Yes, the days start getting shorter slowly after the 21st, but the heart of the summer season is still ahead due to a lag between the longest day/most direct sunlight and the warmest temperatures.
That’s right! The warmest temperatures of the year in Central New York and Northern Hemisphere don’t usually occur until later July or early August. Think of it this way…The sun is at it’s highest point in the sky each day at noon, but the warmest/hottest temperature doesn’t typically occur until around 4 or 5 in the afternoon during the warm season. Why is that? It’s because the incoming solar radiation (energy) is exceeding the outgoing energy being by the earth’s surface.

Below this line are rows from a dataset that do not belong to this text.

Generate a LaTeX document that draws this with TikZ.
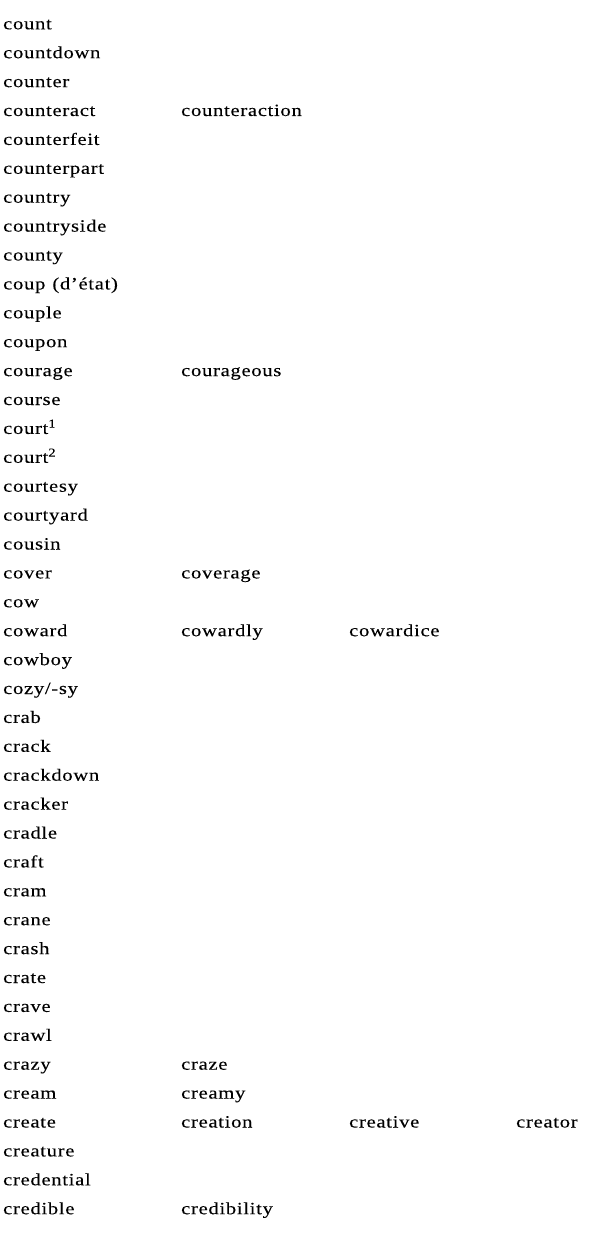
\documentclass[tikz,border=0pt]{standalone}
\usepackage{fontspec}
\newfontfamily\wordfont[FakeStretch=1.2, LetterSpace=4, FakeBold=0.12]{Liberation Serif}
\newcommand{\wordsize}{\fontsize{17.2pt}{20pt}\selectfont}
\tikzset{word/.style={anchor=base west, inner sep=0pt, font=\wordfont\wordsize}}

\begin{document}
\begin{tikzpicture}[x=1pt, y=-28.9pt]
                \useasboundingbox (0,-1.014) rectangle (592,42.170);

                \node[word] (count) at (3,0) {count};
                \node[word] (countdown) at (3,1) {countdown};
                \node[word] (counter) at (3,2) {counter};
                \node[word] (counteract) at (3,3) {counteract};
                \node[word] (counterfeit) at (3,4) {counterfeit};
                \node[word] (counterpart) at (3,5) {counterpart};
                \node[word] (country) at (3,6) {country};
                \node[word] (countryside) at (3,7) {countryside};
                \node[word] (county) at (3,8) {county};
                \node[word] (coup) at (3,9) {coup\hspace{7pt}(d’état)};
                \node[word] (couple) at (3,10) {couple};
                \node[word] (coupon) at (3,11) {coupon};
                \node[word] (courage) at (3,12) {courage};
                \node[word] (course) at (3,13) {course};
                \node[word] (court1) at (3,14) {court\textsuperscript{1}};
                \node[word] (court2) at (3,15) {court\textsuperscript{2}};
                \node[word] (courtesy) at (3,16) {courtesy};
                \node[word] (courtyard) at (3,17) {courtyard};
                \node[word] (cousin) at (3,18) {cousin};
                \node[word] (cover) at (3,19) {cover};
                \node[word] (cow) at (3,20) {cow};
                \node[word] (coward) at (3,21) {coward};
                \node[word] (cowboy) at (3,22) {cowboy};
                \node[word] (cozy) at (3,23) {cozy/-sy};
                \node[word] (crab) at (3,24) {crab};
                \node[word] (crack) at (3,25) {crack};
                \node[word] (crackdown) at (3,26) {crackdown};
                \node[word] (cracker) at (3,27) {cracker};
                \node[word] (cradle) at (3,28) {cradle};
                \node[word] (craft) at (3,29) {craft};
                \node[word] (cram) at (3,30) {cram};
                \node[word] (crane) at (3,31) {crane};
                \node[word] (crash) at (3,32) {crash};
                \node[word] (crate) at (3,33) {crate};
                \node[word] (crave) at (3,34) {crave};
                \node[word] (crawl) at (3,35) {crawl};
                \node[word] (crazy) at (3,36) {crazy};
                \node[word] (cream) at (3,37) {cream};
                \node[word] (create) at (3,38) {create};
                \node[word] (creature) at (3,39) {creature};
                \node[word] (credential) at (3,40) {credential};
                \node[word] (credible) at (3,41) {credible};

                \node[word] (counteraction) at (181,3) {counteraction};
                \node[word] (courageous) at (181,12) {courageous};
                \node[word] (coverage) at (181,19) {coverage};
                \node[word] (cowardly) at (181,21) {cowardly};
                \node[word] (cowardice) at (349,21) {cowardice};
                \node[word] (craze) at (181,36) {craze};
                \node[word] (creamy) at (181,37) {creamy};
                \node[word] (creation) at (181,38) {creation};
                \node[word] (creative) at (349,38) {creative};
                \node[word] (creator) at (516,38) {creator};
                \node[word] (credibility) at (181,41) {credibility};
            \end{tikzpicture}
\end{document}
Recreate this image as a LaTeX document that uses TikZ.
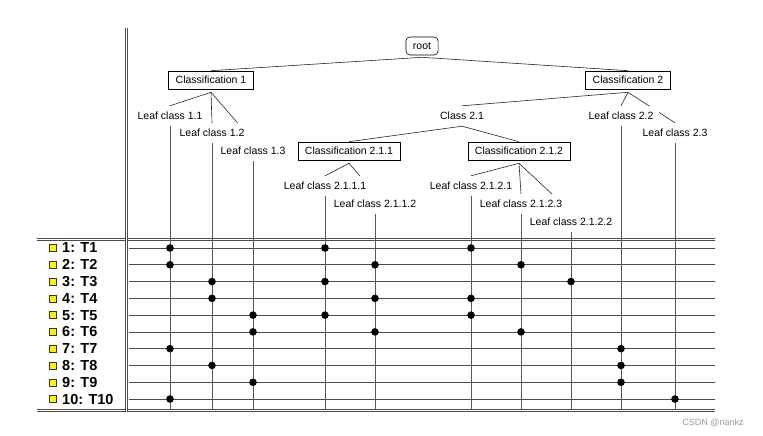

Here’s another explanation. When you head to your favorite beach to swim which month are you more apt to be more comfortable in the lake/ocean? June or August? August, right? That’s because it takes more time for the water to heat up compared to land due to a higher specific heat, or simply put it takes more solar (heat) energy to heat up water compared to land. The majority of earth is consists of water (over 70%) so once those lakes and ocean waters have warmed up more so temperatures are typically warmer too.